Tampoco le cuadraba la vida de casado que por aquel entonces emprendió, y a pesar de ello tuvo cinco hijos, a quienes dedicó un poema que concluía así: “perdonadme, hijos míos, si os traje a esta podrida/vieja bola del Mundo, por mi propio placer./ Vosotros presentíais la angustia de la vida,/ y por eso llorabais al nacer.” Poca más ayuda recibió Emilio de su padre, que no le reconoció hasta su testamento, en 1929, en el que le legó una importante suma de dinero.
El dinero nunca fue un problema vital para Emilio Carrere, pero tampoco le duraba mucho en los bolsillos. Viviendo en “El reino de la calderilla”-nombre que le dio a España en una de sus novelas- él mismo era un digno español, pues cuando tenía dinero se lo gastaba. El trabajo de funcionario se le acabó en 1923 al cesar Primo de Rivera a todos los empleados públicos. Su herencia la invirtió en un piso en Pintor Rosales, la zona más cara de Madrid, que la guerra se ocupó de destruir.

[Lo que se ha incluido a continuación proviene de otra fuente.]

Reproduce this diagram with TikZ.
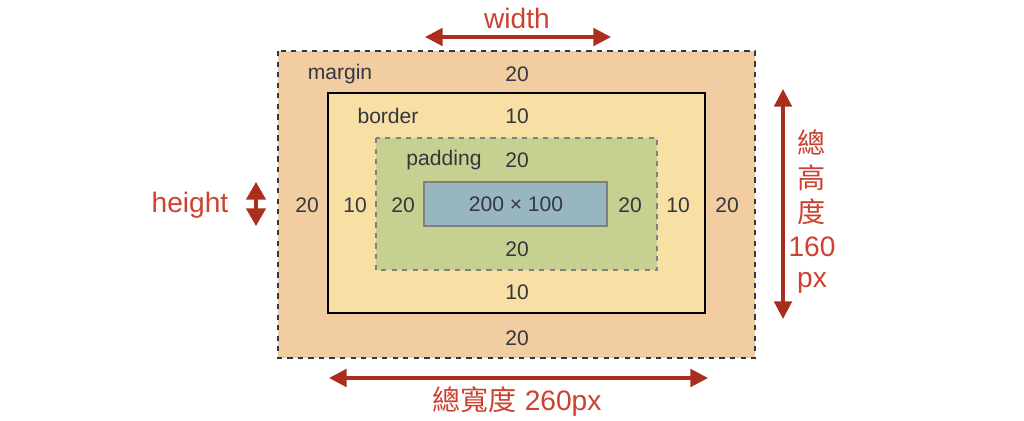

Y como vivió, murió… en la madrugada del 30 de abril de 1947, en su domicilio, entonces en la madrileña y literaria “Casa de las Flores”. Ramón Gómez de la Serna decía de él que era el poeta “que más asiduamente ha vivido en el arroyo y ha entrado embarrado en los cafés y las tabernas, clarividente, lunático, sin necesidad de emborracharse ni de pedir a nadie nada”, y el modernista Ortiz de Pinedo escribió en “El Imparcial" que Emilio Carrere era un bohemio que había cometido “el error de nacer en la época de lo contencioso-administrativo y otras zarandajas”. Pero el que mejor definió a Carrere fue él mismo: “Mi bohemia nunca ha sido la del andrajo y de la pipa… Es una forma espiritual de aristocracia, de protesta contra la ramplonería estatuida”.